For most enthusiasts, collectors or watch lovers, a layman’s appreciation of gears, complications and other mechanical horological ingenuities is ample fulfilment of watch lovin’. But inevitably, as one delves deeper into the art and craft of horology, deeper and more complex questions begin to emerge. For example, does a specific wheel in a gear train require a specific number of teeth? Or how exactly does a perpetual calendar calculate the missing dates in alternate months and make the leap each February, except for leap years?
To answer those questions and more, you need The Theory of Horology. Long seen as a guide book for watchmakers and students of horology, self-taught movement engineers or journalists, it’s an essential reference that one should possess, if you intend to go simply beyond the general understanding of watchmaking and delve further into appreciating every component of every complication.
Written by Charles-Andre Reymondin, the Theory of Horology covers the history and origins of the timekeeping and delves into a instructive and illustrative guide of mechanical and quartz timekeeping, as well as the mathematics behind each gear design. It covers the complete range of watchmaking complications, although it’s a general and therefore does not highlight specific brands. Instead it focuses on key milestones and complications that have changed the industry at large.

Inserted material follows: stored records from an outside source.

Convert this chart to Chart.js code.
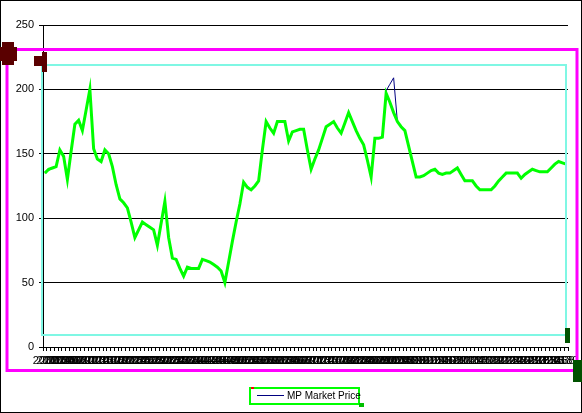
<!DOCTYPE html>
<html>
<head>
<meta charset="utf-8">
<script src="https://cdn.jsdelivr.net/npm/chart.js@4.4.1/dist/chart.umd.min.js"></script>
<style>
  html, body { margin: 0; padding: 0; background: #fff; }
  canvas { display: block; }
</style>
</head>
<body>
<canvas id="priceChart" width="582" height="413"></canvas>
<script>
// values, one per category
const marketPrice = [
  135, 137, 139, 140, 153, 148, 129, 152, 173, 176,
  168, 184, 200, 154, 146, 144, 153, 150, 140, 126,
  115, 112, 108, 97, 85, 91, 97, 95, 93, 91,
  79, 96, 113, 85, 69, 68, 61, 55, 62, 61,
  61, 61, 68, 67, 66, 64, 62, 59, 50, 66,
  82, 97, 111, 128, 124, 122, 125, 129, 153, 175,
  170, 166, 175, 175, 175, 160, 167, 168, 169, 169,
  153, 138, 146, 153, 162, 171, 173, 175, 170, 166,
  174, 182, 175, 168, 162, 157, 145, 132, 162, 162,
  163, 199, 204, 209, 175, 171, 168, 156, 144, 132,
  132, 133, 135, 137, 138, 135, 134, 135, 135, 137,
  139, 134, 129, 129, 129, 125, 122, 122, 122, 122,
  125, 129, 132, 135, 135, 135, 135, 131, 134, 136,
  138, 137, 136, 136, 136, 139, 142, 144, 143, 142
];
const highlighted = [
  135, 138, 139, 140, 153, 148, 130, 152, 173, 176,
  168, 184, 200, 154, 146, 144, 153, 150, 140, 126,
  115, 112, 108, 97, 85, 91, 97, 95, 93, 91,
  79, 96, 113, 85, 69, 68, 61, 55, 62, 61,
  61, 61, 68, 67, 66, 64, 62, 59, 50, 66,
  82, 97, 111, 128, 124, 122, 125, 129, 153, 175,
  170, 166, 175, 175, 175, 160, 167, 168, 169, 169,
  153, 138, 146, 153, 162, 171, 173, 175, 170, 166,
  174, 182, 175, 168, 162, 157, 145, 132, 162, 162,
  163, 197, 190, 182, 175, 171, 168, 156, 144, 132,
  132, 133, 135, 137, 138, 135, 134, 135, 135, 137,
  139, 134, 129, 129, 129, 125, 122, 122, 122, 122,
  125, 129, 132, 135, 135, 135, 135, 131, 134, 136,
  138, 137, 136, 136, 136, 139, 142, 144, 143, 142
];
const periods = marketPrice.map((v, i) => String(2000 + i));
const yTicks = [0, 50, 100, 150, 200, 250];

const FONT = '"Liberation Sans", Arial, sans-serif';

// selection frames, handles and the legend box drawn over the chart
const overlays = {
  id: 'overlays',
  afterDraw(chart) {
    const ctx = chart.ctx;
    ctx.save();
    ctx.strokeStyle = '#000';
    ctx.lineWidth = 1;
    ctx.strokeRect(0.5, 0.5, 581, 412);

    ctx.strokeStyle = '#7ff7e4';
    ctx.lineWidth = 2;
    ctx.strokeRect(42, 65, 524, 270);

    ctx.strokeStyle = '#ff00ff';
    ctx.lineWidth = 3;
    ctx.strokeRect(7, 49.5, 570, 321);

    ctx.fillStyle = '#5a0000';
    ctx.fillRect(2, 42, 12, 23);
    ctx.fillRect(0, 47, 17, 14);
    ctx.fillRect(34, 56, 13, 10);
    ctx.fillRect(42, 52, 5, 20);

    ctx.fillStyle = '#005200';
    ctx.fillRect(565, 328, 5, 15);
    ctx.fillRect(573, 360, 9, 22);

    // legend
    ctx.strokeStyle = '#00ff00';
    ctx.lineWidth = 2;
    ctx.strokeRect(250, 388, 109, 16);
    ctx.fillStyle = '#ff0000';
    ctx.fillRect(251, 387, 3, 2);
    ctx.fillStyle = '#00c000';
    ctx.fillRect(359, 403, 5, 4);
    ctx.strokeStyle = '#000080';
    ctx.lineWidth = 1;
    ctx.beginPath();
    ctx.moveTo(257, 395.5);
    ctx.lineTo(284, 395.5);
    ctx.stroke();
    ctx.fillStyle = '#000';
    ctx.font = '10px ' + FONT;
    ctx.textBaseline = 'middle';
    ctx.fillText('MP Market Price', 287, 396);
    ctx.restore();
  }
};

new Chart(document.getElementById('priceChart'), {
  type: 'line',
  data: {
    labels: periods,
    datasets: [
      {
        label: 'MP Market Price',
        data: marketPrice,
        borderColor: '#000080',
        borderWidth: 1,
        pointRadius: 0,
        tension: 0,
        order: 1
      },
      {
        label: 'selected',
        data: highlighted,
        borderColor: '#00ff00',
        borderWidth: 3,
        pointRadius: 0,
        tension: 0,
        order: 0
      }
    ]
  },
  options: {
    responsive: false,
    animation: false,
    devicePixelRatio: 1,
    layout: { padding: { left: 0, right: 14, top: 25, bottom: 0 } },
    plugins: {
      legend: { display: false },
      tooltip: { enabled: false }
    },
    scales: {
      x: {
        offset: true,
        grid: { display: true, drawOnChartArea: false, drawTicks: true, tickLength: 4, color: '#000', offset: true },
        border: { display: true, color: '#000', width: 1 },
        ticks: {
          autoSkip: false, maxRotation: 0, minRotation: 0, padding: 3,
          color: '#000', font: { family: FONT, size: 11 }
        },
        afterFit(scale) {
          scale.height = 66;
          scale.paddingLeft = 0;
          scale.paddingRight = 0;
        }
      },
      y: {
        min: 0,
        max: 250,
        afterBuildTicks(scale) {
          scale.ticks = yTicks.map(v => ({ value: v }));
        },
        grid: { color: '#000', lineWidth: 1, tickLength: 4, drawTicks: true },
        border: { display: true, color: '#000', width: 1 },
        ticks: { padding: 5, color: '#000', font: { family: FONT, size: 11 } },
        afterFit(scale) {
          scale.width = 43;
          scale.paddingTop = 0;
          scale.paddingBottom = 0;
        }
      }
    }
  },
  plugins: [overlays]
});
</script>
</body>
</html>
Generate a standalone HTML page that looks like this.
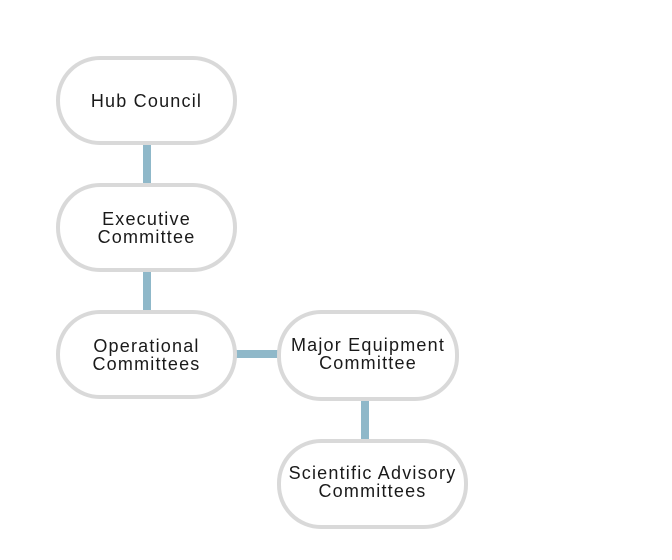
<!DOCTYPE html>
<html><head><meta charset="utf-8"><style>
body{margin:0;background:#fff;width:672px;height:560px;position:relative;overflow:hidden;font-family:"Liberation Sans",sans-serif;}
.b{position:absolute;box-sizing:border-box;border:4px solid #d9d9d9;border-radius:44px;background:#fff;display:flex;align-items:center;justify-content:center;text-align:center;font-size:18px;letter-spacing:1.2px;line-height:18px;color:#1a1a1a;white-space:nowrap;}
.c{position:absolute;background:#8fb8c9;}
</style></head><body>
<div class="c" style="left:143px;top:144px;width:8px;height:42px"></div>
<div class="c" style="left:143px;top:270px;width:8px;height:42px"></div>
<div class="c" style="left:236px;top:350px;width:43px;height:8px"></div>
<div class="c" style="left:361px;top:398px;width:8px;height:43px"></div>
<div class="b" style="left:56px;top:56px;width:181px;height:89px">Hub Council</div>
<div class="b" style="left:56px;top:183px;width:181px;height:89px">Executive<br>Committee</div>
<div class="b" style="left:56px;top:310px;width:181px;height:89px">Operational<br>Committees</div>
<div class="b" style="left:277px;top:310px;width:182px;height:91px;padding-bottom:4px">Major Equipment<br>Committee</div>
<div class="b" style="left:277px;top:439px;width:191px;height:90px;padding-bottom:4px">Scientific Advisory<br>Committees</div>
</body></html>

For any collector who’s keen to gain a deeper understanding of watchmaking and how a split-second chronograph works, to the design differences between sounding complications, or if you’re simply curious and are interested in learning how to tinker with a mechanical watch movement, then this is an essential guide that will lead you on a path to amateur watchmaking as a hobby. Use it alongside other great watchmaking tomes, to gain greater understanding into just how your favoured wristwatch operates with such keen efficiency.